Nebulae is inspired by American artist Cy Twombly’s unrecognised photographic artworks. These artworks by Cy Twombly showed bouquets of blurred flowers in close up . This deliberate effect allows a distance from the subject and leaves a greater freedom for interpretation. The relation to the work is more sensitive and poetic than reasonable. The pictures draw towards a strange abstraction that invites contemplation. By dissolving the object with blurring technique , Gaël Davrinche solicits the imagination and holds the gaze of the spectator. The artist also continues his permanent reflection on time, matter and colour.

The Nocturnes series is inspired by the tradition of the floral still life in the Flemish paintings of the 17th century. The paintings reproduce the traditional codes of chiaroscuro and offer from the outset an amazing contrast between the realism of the rendering of brilliant flowers and the black background that materialise spaces more conducive to mystery. The accents of light add to the preciousness of these compositions where the flowers resemble real jewels of nature. Symbolically, it is also a matter of recalling the ephemeral and fragile nature of existence. The term Nocturnes evokes, on the one hand, night, a temporality linked to the dream, an era of the poetic and the sensible, and on the other hand, it translates a classical musical form of Romanticism.

Émeric Chantier, b. 1986, Montreuil, France

French artist Émeric Chantier invites us to heighten our awareness and imagination through his animal and human and botanical sculptures. . Through his extensive study in his unique media the artist practices sculpting human, animal and botanical forms to investigate nature and humanity.

An immobile figure, appearing as if it is a living being, embodied with soul, sitting peacefully in the Sieza position, unpacks Chantier’s investigation into ancient Japanese culture. The figure displays the characteristics of a both femininity and masculinity.

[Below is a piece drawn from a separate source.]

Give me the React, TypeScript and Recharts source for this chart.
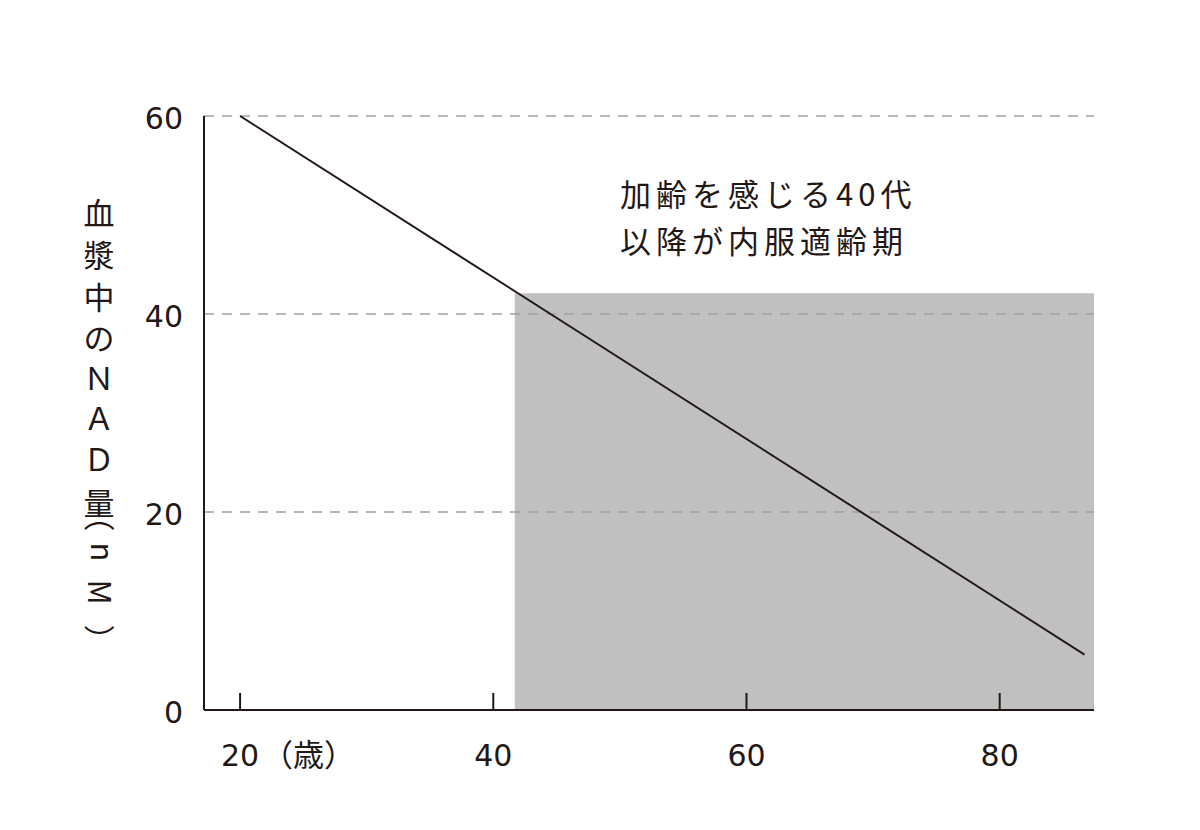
import React from 'react';
import { LineChart, Line, XAxis, YAxis, ReferenceArea, ReferenceLine } from 'recharts';

// age (years) vs plasma NAD (nM)
const ages = [20, 86.7];
const nadLevels = [60, 5.6];

const xTicks = [20, 40, 60, 80];
const yTicks = [0, 20, 40, 60];
const gridValues = [20, 40, 60];
const xDomain = [17.15, 87.45];
const ageUnit = '（歳）';

// shaded "40s and later" range
const shadeAges = [41.7, 87.45];
const shadeNad = [0, 42.1];

// vertical axis title, one glyph per step (last four are turned sideways)
const yLabelGlyphs = ['血', '漿', '中', 'の', 'Ｎ', 'Ａ', 'Ｄ', '量', '（', 'n', 'M', '）'];
const yLabelSideways = [false, false, false, false, false, false, false, false, true, true, true, true];
const noteLines = ['加齢を感じる40代', '以降が内服適齢期'];

const data = ages.map((age, i) => ({ age, nad: nadLevels[i] }));

const INK = '#231815';
const NUM_FONT = "'DejaVu Sans', sans-serif";
const JP_FONT = "'Noto Sans CJK JP', sans-serif";

// glyph centres for the vertical title
const LABEL_X = 99;
const labelCentres = [214, 256, 298, 339, 379, 419, 460, 504, 516, 552, 592, 640];
const labelShift = ['0.36em', '0.36em', '0.36em', '0.36em', '0.36em', '0.36em', '0.36em', '0.36em', '0.36em', '0.27em', '0.36em', '0.36em'];

const AgeTick = (props: any) => {
    const { x, y, payload } = props;
    return (
        <g>
            <text x={x} y={y} textAnchor="middle" fontFamily={NUM_FONT} fontSize={30} fill={INK}>
                {payload.value}
            </text>
            {payload.value === xTicks[0] && (
                <text x={x + 22} y={y} textAnchor="start" fontFamily={JP_FONT} fontSize={31} fill={INK}>
                    {ageUnit}
                </text>
            )}
        </g>
    );
};

const NadTick = (props: any) => {
    const { x, y, payload } = props;
    return (
        <text x={x} y={y} dy={13} textAnchor="end" fontFamily={NUM_FONT} fontSize={30} fill={INK}>
            {payload.value}
        </text>
    );
};

export default function App() {
    return (
        <div style={{ position: 'absolute', left: 0, top: 0, width: 1200, height: 830, background: '#fff' }}>
            <LineChart
                width={1200}
                height={830}
                data={data}
                margin={{ top: 116, right: 106, bottom: 40, left: 144 }}
            >
                <XAxis
                    dataKey="age"
                    type="number"
                    domain={xDomain}
                    ticks={xTicks}
                    allowDataOverflow
                    height={80}
                    axisLine={{ stroke: INK, strokeWidth: 2 }}
                    tickLine={{ stroke: INK, strokeWidth: 2 }}
                    tickSize={-17}
                    tickMargin={73}
                    tick={<AgeTick />}
                />
                <YAxis
                    type="number"
                    domain={[0, 60]}
                    ticks={yTicks}
                    width={60}
                    axisLine={{ stroke: INK, strokeWidth: 2 }}
                    tickLine={false}
                    tickSize={0}
                    tickMargin={21}
                    tick={<NadTick />}
                />
                <ReferenceArea
                    x1={shadeAges[0]}
                    x2={shadeAges[1]}
                    y1={shadeNad[0]}
                    y2={shadeNad[1]}
                    fill="#c0c0c0"
                    fillOpacity={1}
                    stroke="none"
                />
                {gridValues.map((v) => (
                    <ReferenceLine key={v} y={v} stroke="#9fa0a0" strokeWidth={1.5} strokeDasharray="10 8" />
                ))}
                <Line
                    type="linear"
                    dataKey="nad"
                    stroke={INK}
                    strokeWidth={2}
                    dot={false}
                    activeDot={false}
                    isAnimationActive={false}
                />
            </LineChart>

            {/* vertical axis title */}
            <svg
                width={140}
                height={830}
                style={{ position: 'absolute', left: 0, top: 0, pointerEvents: 'none' }}
            >
                {yLabelGlyphs.map((ch, i) => (
                    <g
                        key={i}
                        transform={`translate(${LABEL_X} ${labelCentres[i]})${yLabelSideways[i] ? ' rotate(90)' : ''}`}
                    >
                        <text
                            x={0}
                            y={0}
                            dy={labelShift[i]}
                            textAnchor="middle"
                            fontFamily={JP_FONT}
                            fontSize={31}
                            fill={INK}
                        >
                            {ch}
                        </text>
                    </g>
                ))}
            </svg>

            {/* annotation */}
            <div
                style={{
                    position: 'absolute',
                    left: 620,
                    top: 169,
                    fontFamily: JP_FONT,
                    fontSize: 31,
                    letterSpacing: 5,
                    lineHeight: '47px',
                    color: INK,
                }}
            >
                {noteLines.map((t) => (
                    <div key={t}>{t}</div>
                ))}
            </div>
        </div>
    );
}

Courtesy and Apology are the two specific values held is the highest regard in Japanese culture that the Seiza position illustrates and upholds through its practice. Émeric Chantier’s recent work produced during an artist in residency for the Biwako Biennale 2018, articulates the mea culpas ever present in humanity. The symbiosis applied by the artist instigates an emphasis of introspective feeling, a perception any gracious man or woman must feel in relation to the future of nature.

A body of 10 new works selected for this exhibition extend Émeric Chantier’s study of Asian culture. Imitation Jingdezhen Chinese blue and white and Old Imari (Ko-Imari) style Japanese porcelain vases endeavour to house the synthetic and organic, botanical constructs, unable to contain these expanding natural form. The artist’s creations enrapture the essence of nature’s boundless energy. In time, nature evolves overpowering human creation. Chinese elm trees [Bonsai] play the role of Mother Nature, organic forms breaking through the vessel created by humanity for her.

With these creations, the artist considers the history handed to us, a narrative of both China and Japan, two nations that have been mastering the art of making various forms of earthenware since pre-dynastic times. To this day these art forms hold an important place in Asian culture and have greatly influenced European pottery.

Émeric Chantier deconstructs porcelain vases as representation of industrialisation. Human’s, artistic creations, cracked, overwhelmed and fragmented by an unstoppable force. At the turn of the 20th century, the Japanese and Chinese industrial [and later technological] revolutions would also pay significant influence towards Western industries. Industrialism is without question, humanities most significant creation and the greatest catalyst to climate change.